Chan has described Little Cheung as a generation-spanning film, its characters balanced between children and the elderly. Little Cheung teams up with Fan, a girl his age who, along with her mother, is an illegal immigrant from China. Fan and her mother surreptitiously wash dishes down the street, behind a restaurant where Fan's father works legally. Little Cheung befriends Fan and offers her extra income as his delivery partner (they split the tips). His strongest relationship is with his grandmother, who seems to divide her time between telling him stories of her past and watching TV with him. In fact, Fruit Chan dedicates his film (in an opening title) to the subject of her viewing: Tang Wing-cheung. Tang, or "Brother Cheung" to his fans, was a real-life former Cantonese opera and movie musical star whose old films seem to play continuously on television. If her stories are to be trusted, Grandma seems to have known personally, co-starred with him in her youth, and perhaps even had an affair with him.
Like all of Chan's work, Little Cheung is also a political film. Brother Cheung's death coincides with the 1997 return of Hong Kong to Chinese control: both episodes play significant roles in the film. In a striking sequence, Little Cheung, in school, celebrates the "return to the motherland" with a flag waving mass salute bristling with regimented lines of schoolchildren and rigidly symmetrical camerawork (Chan needs nothing more explicit than this to comment on the HK Special Administrative Region's new political climate). But this scene is tempered with Little Cheung and Fan's rhapsodic bicycle ride along the HK harbour promenade, set against that inescapable Hong Kong skyline, as they fling louder and louder shouts of "Hong Kong is now ours" into the harbour. This scene is itself set beside the film's most heart-rending moments, of Fan and fellow mainlanders (who also have no HK residence permits) rounded up and marched into police vehicles prior to deportation back to the mainland.
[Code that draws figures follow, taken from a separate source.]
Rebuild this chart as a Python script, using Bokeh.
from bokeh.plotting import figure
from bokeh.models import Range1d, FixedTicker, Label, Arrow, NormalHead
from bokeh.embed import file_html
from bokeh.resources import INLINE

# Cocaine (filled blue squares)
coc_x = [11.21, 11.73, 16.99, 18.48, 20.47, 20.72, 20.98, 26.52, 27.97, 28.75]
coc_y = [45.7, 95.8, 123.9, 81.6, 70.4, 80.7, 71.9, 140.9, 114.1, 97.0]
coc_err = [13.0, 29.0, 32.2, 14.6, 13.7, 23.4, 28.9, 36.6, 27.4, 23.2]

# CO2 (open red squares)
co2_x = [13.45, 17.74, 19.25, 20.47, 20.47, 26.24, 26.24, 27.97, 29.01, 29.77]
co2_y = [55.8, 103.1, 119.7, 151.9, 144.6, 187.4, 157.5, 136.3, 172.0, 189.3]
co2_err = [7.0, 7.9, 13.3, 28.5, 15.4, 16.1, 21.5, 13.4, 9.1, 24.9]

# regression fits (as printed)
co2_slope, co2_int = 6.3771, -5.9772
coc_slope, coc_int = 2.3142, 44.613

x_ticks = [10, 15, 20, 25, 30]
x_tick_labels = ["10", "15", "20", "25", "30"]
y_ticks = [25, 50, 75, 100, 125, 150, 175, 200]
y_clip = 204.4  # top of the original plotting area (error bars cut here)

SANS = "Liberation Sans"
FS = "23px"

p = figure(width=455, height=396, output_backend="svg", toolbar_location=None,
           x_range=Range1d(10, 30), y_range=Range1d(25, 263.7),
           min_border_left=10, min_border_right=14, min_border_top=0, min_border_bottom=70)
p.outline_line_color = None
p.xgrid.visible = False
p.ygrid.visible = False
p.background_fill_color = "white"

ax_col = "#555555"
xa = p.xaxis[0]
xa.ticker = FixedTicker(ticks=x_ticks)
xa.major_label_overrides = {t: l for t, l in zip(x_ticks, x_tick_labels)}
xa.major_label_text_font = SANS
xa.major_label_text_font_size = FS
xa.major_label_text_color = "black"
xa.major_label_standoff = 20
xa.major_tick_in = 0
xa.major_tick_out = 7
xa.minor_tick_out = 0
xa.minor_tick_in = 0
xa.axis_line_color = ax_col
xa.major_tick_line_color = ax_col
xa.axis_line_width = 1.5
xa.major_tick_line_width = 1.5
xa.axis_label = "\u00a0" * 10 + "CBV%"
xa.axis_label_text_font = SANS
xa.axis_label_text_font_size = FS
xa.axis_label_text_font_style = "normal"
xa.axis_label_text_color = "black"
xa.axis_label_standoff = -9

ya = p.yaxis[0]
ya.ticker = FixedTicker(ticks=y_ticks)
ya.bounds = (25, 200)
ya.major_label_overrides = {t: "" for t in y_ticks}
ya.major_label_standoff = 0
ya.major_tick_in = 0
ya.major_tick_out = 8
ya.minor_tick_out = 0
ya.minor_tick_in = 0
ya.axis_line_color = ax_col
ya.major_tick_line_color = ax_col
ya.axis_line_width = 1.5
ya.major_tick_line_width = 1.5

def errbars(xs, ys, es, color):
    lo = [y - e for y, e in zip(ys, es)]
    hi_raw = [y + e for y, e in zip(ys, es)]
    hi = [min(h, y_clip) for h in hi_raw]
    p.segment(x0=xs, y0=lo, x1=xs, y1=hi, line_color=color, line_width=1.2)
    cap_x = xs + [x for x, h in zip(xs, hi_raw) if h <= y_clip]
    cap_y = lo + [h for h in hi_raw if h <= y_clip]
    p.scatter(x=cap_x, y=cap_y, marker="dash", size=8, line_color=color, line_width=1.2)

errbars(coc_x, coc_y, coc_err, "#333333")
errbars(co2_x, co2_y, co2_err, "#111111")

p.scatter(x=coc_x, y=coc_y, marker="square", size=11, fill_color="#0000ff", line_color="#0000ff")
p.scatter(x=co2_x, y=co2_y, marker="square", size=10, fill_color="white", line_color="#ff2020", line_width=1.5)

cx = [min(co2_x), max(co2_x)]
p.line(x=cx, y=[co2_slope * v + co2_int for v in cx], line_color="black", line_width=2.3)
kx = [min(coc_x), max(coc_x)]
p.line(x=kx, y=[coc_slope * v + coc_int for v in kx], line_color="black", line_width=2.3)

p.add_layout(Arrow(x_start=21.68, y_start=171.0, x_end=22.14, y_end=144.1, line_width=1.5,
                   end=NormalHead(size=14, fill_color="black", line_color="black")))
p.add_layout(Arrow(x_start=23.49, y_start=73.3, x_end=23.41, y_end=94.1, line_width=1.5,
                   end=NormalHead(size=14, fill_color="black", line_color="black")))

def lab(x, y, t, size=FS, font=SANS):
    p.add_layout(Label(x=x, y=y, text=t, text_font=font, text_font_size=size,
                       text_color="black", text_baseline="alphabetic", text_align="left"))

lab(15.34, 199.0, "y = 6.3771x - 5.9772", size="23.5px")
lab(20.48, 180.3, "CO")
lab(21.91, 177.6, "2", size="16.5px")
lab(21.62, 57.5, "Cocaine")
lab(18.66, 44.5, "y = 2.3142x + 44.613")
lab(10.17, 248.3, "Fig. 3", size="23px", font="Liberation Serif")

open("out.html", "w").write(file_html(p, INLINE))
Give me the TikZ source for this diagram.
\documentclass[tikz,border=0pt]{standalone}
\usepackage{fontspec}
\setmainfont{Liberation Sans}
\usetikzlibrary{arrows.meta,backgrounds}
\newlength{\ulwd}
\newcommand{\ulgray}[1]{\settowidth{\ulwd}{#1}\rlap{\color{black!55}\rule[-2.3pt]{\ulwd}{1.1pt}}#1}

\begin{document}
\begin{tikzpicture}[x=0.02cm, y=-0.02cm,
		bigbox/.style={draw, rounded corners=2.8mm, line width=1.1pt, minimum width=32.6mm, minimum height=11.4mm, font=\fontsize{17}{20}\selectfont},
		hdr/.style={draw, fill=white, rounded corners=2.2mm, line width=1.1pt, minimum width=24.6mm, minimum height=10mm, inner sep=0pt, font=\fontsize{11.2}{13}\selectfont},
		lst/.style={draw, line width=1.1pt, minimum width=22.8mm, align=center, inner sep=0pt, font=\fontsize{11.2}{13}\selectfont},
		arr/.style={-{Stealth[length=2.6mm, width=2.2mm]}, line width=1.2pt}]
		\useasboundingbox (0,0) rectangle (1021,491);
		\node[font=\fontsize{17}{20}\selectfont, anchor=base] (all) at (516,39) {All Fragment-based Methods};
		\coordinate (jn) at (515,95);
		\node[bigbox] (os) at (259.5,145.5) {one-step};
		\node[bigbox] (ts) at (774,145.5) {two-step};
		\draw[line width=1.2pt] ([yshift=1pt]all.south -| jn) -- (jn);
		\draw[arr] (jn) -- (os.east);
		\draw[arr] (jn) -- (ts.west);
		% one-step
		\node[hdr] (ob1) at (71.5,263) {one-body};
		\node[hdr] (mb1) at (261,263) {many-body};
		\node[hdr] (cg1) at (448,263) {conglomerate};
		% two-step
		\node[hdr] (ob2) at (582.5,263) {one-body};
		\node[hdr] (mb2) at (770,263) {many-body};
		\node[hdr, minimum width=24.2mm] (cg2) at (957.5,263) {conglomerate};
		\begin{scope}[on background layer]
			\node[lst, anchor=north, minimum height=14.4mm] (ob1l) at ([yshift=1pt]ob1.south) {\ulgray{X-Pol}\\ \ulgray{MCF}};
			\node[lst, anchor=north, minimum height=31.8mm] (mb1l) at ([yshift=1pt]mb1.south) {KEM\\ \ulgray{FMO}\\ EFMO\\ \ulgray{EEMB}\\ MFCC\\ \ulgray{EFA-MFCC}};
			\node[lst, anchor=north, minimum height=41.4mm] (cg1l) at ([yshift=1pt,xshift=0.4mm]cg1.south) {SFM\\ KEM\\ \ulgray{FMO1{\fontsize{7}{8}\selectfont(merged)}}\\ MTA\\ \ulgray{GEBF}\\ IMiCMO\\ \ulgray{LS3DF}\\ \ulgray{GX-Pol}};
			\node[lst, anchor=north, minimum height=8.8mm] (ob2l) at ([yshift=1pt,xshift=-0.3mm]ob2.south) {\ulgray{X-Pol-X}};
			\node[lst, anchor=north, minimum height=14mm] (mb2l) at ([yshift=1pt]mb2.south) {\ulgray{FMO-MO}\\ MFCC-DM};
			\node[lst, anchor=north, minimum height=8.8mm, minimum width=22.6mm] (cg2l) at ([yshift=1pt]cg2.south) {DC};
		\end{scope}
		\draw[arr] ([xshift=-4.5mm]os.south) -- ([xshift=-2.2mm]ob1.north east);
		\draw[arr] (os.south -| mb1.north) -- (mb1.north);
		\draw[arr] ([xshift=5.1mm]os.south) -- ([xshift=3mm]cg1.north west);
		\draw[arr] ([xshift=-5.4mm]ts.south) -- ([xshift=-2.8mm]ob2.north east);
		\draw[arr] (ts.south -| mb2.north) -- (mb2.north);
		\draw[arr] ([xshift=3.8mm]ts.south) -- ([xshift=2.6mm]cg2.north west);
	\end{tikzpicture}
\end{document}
Chan builds his film out of just such a counter-weighted structure. Scenes recoil from or counter-balance preceding scenes in a way that invites us constantly to re-evaluate what we have already seen, to rethink it in the context of what is presently unfolding in front of us. Think, for example, of the devastating image of Fan and her fellow child deportees starring out through the bars they are clutching of the police van that carries them away. And contrast this with the film's iconic image of Little Cheung naked from the waist down on the base of a pillar in the middle of the street, standing as punishment for having tried to run away from home. Soaked by rain and urinating, Little Cheung declaims his passionate, rebellious lament, quoting a famous song of Brother Cheung's while molding it into a lyrical defiance of patriarchal authority.
Little Cheung's neo-realism only goes so far. It is a background, a genre touchstone and inspiration off which Chan bounces his freely-spun flights of magical fantasy: passionately conceived scenes that skirt but just avoid sentimentality through their honest, precise detailing. Stylistic references are plural, heterogeneous. Chan will use long takes from fixed cameras through doorways (from a Hou Hsiao-hsien-influenced Taiwanese art cinema); wildly associative montages and variable speed shooting (out of John Woo's urban action cinema); skewed angle photography and dynamically tracking cameras (taking a page from Tsui Hark's film kineticism); Rabelaisian gross-out scenes of the broadest comedy (HK schlock-master Wong Jing's specialty); and adds to them elements all his own. There are moments when the film's extended frame of reference seems to embrace and ratify the whole recent history of Hong Kong cinema, while at the same time re-synthesizing it into a poetic montage that feels utterly fresh, daringly new.